> MATERIAL:
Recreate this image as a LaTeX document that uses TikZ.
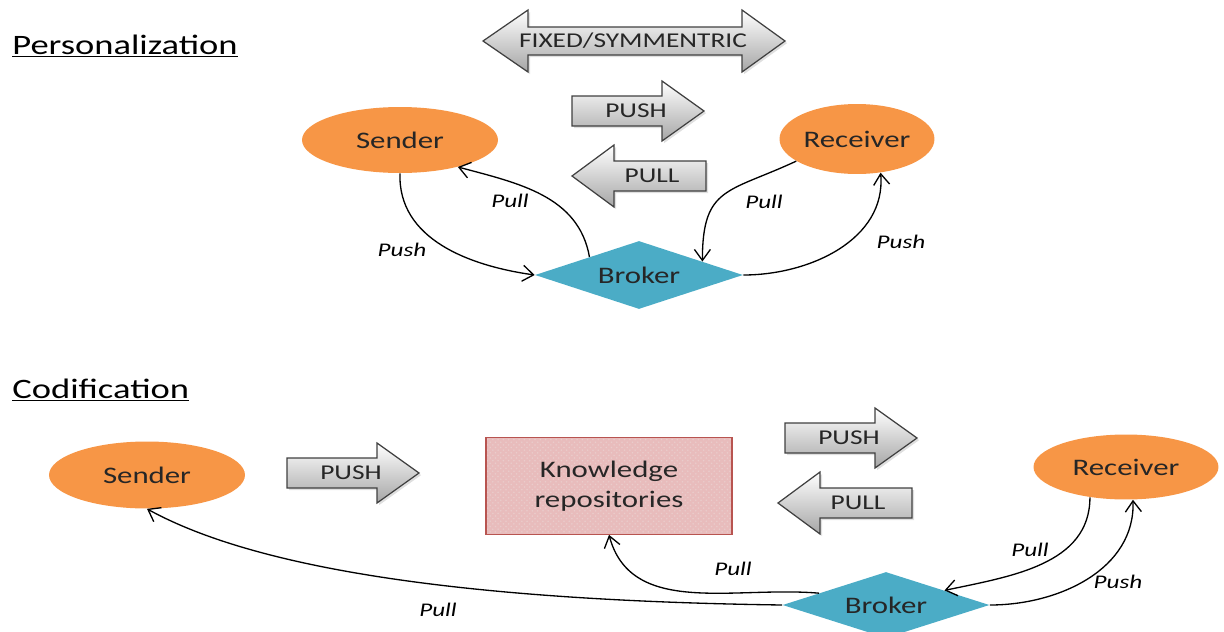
\documentclass[tikz,border=0pt]{standalone}
\usepackage{fontspec}
\setmainfont[FakeStretch=1.3]{Carlito}
\usepackage{tikz}
\usetikzlibrary{shapes.geometric,arrows.meta,patterns,shadows}
\definecolor{nodeorange}{HTML}{F79646}
\definecolor{brokerblue}{HTML}{4BACC6}
\definecolor{repofill}{HTML}{E8BCBC}
\definecolor{repoline}{HTML}{B85450}
\tikzset{
  blockarrow/.style={draw=black!75, line width=0.7pt, top color=white, bottom color=black!35,
    drop shadow={opacity=0.25, shadow xshift=1.2pt, shadow yshift=-1.2pt}},
  arrowtext/.style={font=\fontsize{12}{13}\selectfont, text=black!85},
  actor/.style={ellipse, fill=nodeorange, inner sep=0pt, font=\fontsize{13.5}{15}\selectfont, text=black!85},
  broker/.style={diamond, fill=brokerblue, inner sep=0pt, aspect=3, font=\fontsize{13.5}{15}\selectfont, text=black!85},
  flow/.style={line width=0.75pt, -{Straight Barb[length=2.2mm, width=3.2mm]}},
  lbl/.style={font=\fontsize{11}{12}\selectfont\itshape},
  title/.style={anchor=base west, inner sep=0pt, font=\fontsize{16}{17}\selectfont}
}
% block arrow pointing right: (left end, centre y){name}{text}
\def\rblock(#1,#2)#3#4{\draw[blockarrow] (#1,#2-15) -- (#1+90,#2-15) -- (#1+90,#2-30) -- (#1+132,#2)
  -- (#1+90,#2+30) -- (#1+90,#2+15) -- (#1,#2+15) -- cycle;
  \node[arrowtext] (#3) at (#1+64,#2) {#4};}
% block arrow pointing left: (tip, centre y){name}{text}
\def\lblock(#1,#2)#3#4{\draw[blockarrow] (#1,#2) -- (#1+42,#2-31) -- (#1+42,#2-15) -- (#1+134,#2-15)
  -- (#1+134,#2+15) -- (#1+42,#2+15) -- (#1+42,#2+31) -- cycle;
  \node[arrowtext] (#3) at (#1+80,#2) {#4};}

\begin{document}
\begin{tikzpicture}[x=0.02cm, y=-0.02cm]
\useasboundingbox (0,0) rectangle (1224,632);

%%%%% PERSONALIZATION %%%%%
\node[title] (perso) at (12,54) {\underline{Personalization}};

\draw[blockarrow] (483,41) -- (528,10) -- (528,27) -- (742,27) -- (742,10) -- (785,41)
  -- (742,72) -- (742,55) -- (528,55) -- (528,72) -- cycle;
\node[arrowtext] (fixed) at (633,41) {FIXED/SYMMENTRIC};

\rblock(572,111){pushA}{PUSH}
\lblock(572,176){pullA}{PULL}

\node[actor, minimum width=3.92cm, minimum height=1.32cm] (sender1) at (400,140) {Sender};
\node[actor, minimum width=3.1cm, minimum height=1.4cm] (receiver1) at (857,139) {Receiver};
\node[broker, minimum width=4.16cm, minimum height=1.36cm] (broker1) at (639,275) {Broker};

\draw[flow] (sender1.south) to[out=-92, in=172] (broker1.west);
\draw[flow] (broker1.160) to[out=100, in=-15] (sender1.-25);
\draw[flow] (receiver1.-160) to[out=-155, in=90, looseness=1.4] (broker1.12);
\draw[flow] (broker1.east) to[out=0, in=-85] (receiver1.-55);

\node[lbl] (pushS1) at (402,250) {Push};
\node[lbl] (pullS1) at (510,201) {Pull};
\node[lbl] (pullR1) at (764,202) {Pull};
\node[lbl] (pushR1) at (901,242) {Push};

%%%%% CODIFICATION %%%%%
\node[title] (codif) at (12,398) {\underline{Codification}};

\node[actor, minimum width=3.92cm, minimum height=1.34cm] (sender2) at (147,475) {Sender};
\node[actor, minimum width=3.7cm, minimum height=1.3cm] (receiver2) at (1126,467) {Receiver};
\node[broker, minimum width=4.14cm, minimum height=1.32cm] (broker2) at (886,605) {Broker};

\node[fill=repofill, minimum width=4.92cm, minimum height=1.94cm,
  align=center, font=\fontsize{13.5}{17}\selectfont, text=black!85,
  postaction={pattern=crosshatch dots, pattern color=repoline!30},
  postaction={draw=repoline, line width=0.7pt}] (repo) at (609,486)
  {Knowledge\\repositories};

\rblock(287,473){pushB}{PUSH}
\rblock(785,438){pushC}{PUSH}
\lblock(778,503){pullB}{PULL}

\draw[flow] (receiver2.-140) to[out=-90, in=12] (broker2.14);
\draw[flow] (broker2.east) to[out=0, in=-88] (receiver2.-78);
\draw[flow] (broker2.170) to[out=175, in=-75] (repo.south);
\draw[flow] (broker2.west) .. controls (420,600) and (240,560) .. (sender2.south);

\node[lbl] (pullR2) at (1030,550) {Pull};
\node[lbl] (pushR2) at (1118,582) {Push};
\node[lbl] (pullK) at (733,569) {Pull};
\node[lbl] (pullS2) at (438,610) {Pull};
\end{tikzpicture}
\end{document}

> DIRECTIONS: Write out each line of the data exactly; the images should be left out.

> ANSWER TO THIS EXERCISE:
Recreate this image as a LaTeX document that uses TikZ.
\documentclass[tikz,border=0pt]{standalone}
\usepackage{fontspec}
\setmainfont[FakeStretch=1.3]{Carlito}
\usepackage{tikz}
\usetikzlibrary{shapes.geometric,arrows.meta,patterns,shadows}
\definecolor{nodeorange}{HTML}{F79646}
\definecolor{brokerblue}{HTML}{4BACC6}
\definecolor{repofill}{HTML}{E8BCBC}
\definecolor{repoline}{HTML}{B85450}
\tikzset{
  blockarrow/.style={draw=black!75, line width=0.7pt, top color=white, bottom color=black!35,
    drop shadow={opacity=0.25, shadow xshift=1.2pt, shadow yshift=-1.2pt}},
  arrowtext/.style={font=\fontsize{12}{13}\selectfont, text=black!85},
  actor/.style={ellipse, fill=nodeorange, inner sep=0pt, font=\fontsize{13.5}{15}\selectfont, text=black!85},
  broker/.style={diamond, fill=brokerblue, inner sep=0pt, aspect=3, font=\fontsize{13.5}{15}\selectfont, text=black!85},
  flow/.style={line width=0.75pt, -{Straight Barb[length=2.2mm, width=3.2mm]}},
  lbl/.style={font=\fontsize{11}{12}\selectfont\itshape},
  title/.style={anchor=base west, inner sep=0pt, font=\fontsize{16}{17}\selectfont}
}
% block arrow pointing right: (left end, centre y){name}{text}
\def\rblock(#1,#2)#3#4{\draw[blockarrow] (#1,#2-15) -- (#1+90,#2-15) -- (#1+90,#2-30) -- (#1+132,#2)
  -- (#1+90,#2+30) -- (#1+90,#2+15) -- (#1,#2+15) -- cycle;
  \node[arrowtext] (#3) at (#1+64,#2) {#4};}
% block arrow pointing left: (tip, centre y){name}{text}
\def\lblock(#1,#2)#3#4{\draw[blockarrow] (#1,#2) -- (#1+42,#2-31) -- (#1+42,#2-15) -- (#1+134,#2-15)
  -- (#1+134,#2+15) -- (#1+42,#2+15) -- (#1+42,#2+31) -- cycle;
  \node[arrowtext] (#3) at (#1+80,#2) {#4};}

\begin{document}
\begin{tikzpicture}[x=0.02cm, y=-0.02cm]
\useasboundingbox (0,0) rectangle (1224,632);

%%%%% PERSONALIZATION %%%%%
\node[title] (perso) at (12,54) {\underline{Personalization}};

\draw[blockarrow] (483,41) -- (528,10) -- (528,27) -- (742,27) -- (742,10) -- (785,41)
  -- (742,72) -- (742,55) -- (528,55) -- (528,72) -- cycle;
\node[arrowtext] (fixed) at (633,41) {FIXED/SYMMENTRIC};

\rblock(572,111){pushA}{PUSH}
\lblock(572,176){pullA}{PULL}

\node[actor, minimum width=3.92cm, minimum height=1.32cm] (sender1) at (400,140) {Sender};
\node[actor, minimum width=3.1cm, minimum height=1.4cm] (receiver1) at (857,139) {Receiver};
\node[broker, minimum width=4.16cm, minimum height=1.36cm] (broker1) at (639,275) {Broker};

\draw[flow] (sender1.south) to[out=-92, in=172] (broker1.west);
\draw[flow] (broker1.160) to[out=100, in=-15] (sender1.-25);
\draw[flow] (receiver1.-160) to[out=-155, in=90, looseness=1.4] (broker1.12);
\draw[flow] (broker1.east) to[out=0, in=-85] (receiver1.-55);

\node[lbl] (pushS1) at (402,250) {Push};
\node[lbl] (pullS1) at (510,201) {Pull};
\node[lbl] (pullR1) at (764,202) {Pull};
\node[lbl] (pushR1) at (901,242) {Push};

%%%%% CODIFICATION %%%%%
\node[title] (codif) at (12,398) {\underline{Codification}};

\node[actor, minimum width=3.92cm, minimum height=1.34cm] (sender2) at (147,475) {Sender};
\node[actor, minimum width=3.7cm, minimum height=1.3cm] (receiver2) at (1126,467) {Receiver};
\node[broker, minimum width=4.14cm, minimum height=1.32cm] (broker2) at (886,605) {Broker};

\node[fill=repofill, minimum width=4.92cm, minimum height=1.94cm,
  align=center, font=\fontsize{13.5}{17}\selectfont, text=black!85,
  postaction={pattern=crosshatch dots, pattern color=repoline!30},
  postaction={draw=repoline, line width=0.7pt}] (repo) at (609,486)
  {Knowledge\\repositories};

\rblock(287,473){pushB}{PUSH}
\rblock(785,438){pushC}{PUSH}
\lblock(778,503){pullB}{PULL}

\draw[flow] (receiver2.-140) to[out=-90, in=12] (broker2.14);
\draw[flow] (broker2.east) to[out=0, in=-88] (receiver2.-78);
\draw[flow] (broker2.170) to[out=175, in=-75] (repo.south);
\draw[flow] (broker2.west) .. controls (420,600) and (240,560) .. (sender2.south);

\node[lbl] (pullR2) at (1030,550) {Pull};
\node[lbl] (pushR2) at (1118,582) {Push};
\node[lbl] (pullK) at (733,569) {Pull};
\node[lbl] (pullS2) at (438,610) {Pull};
\end{tikzpicture}
\end{document}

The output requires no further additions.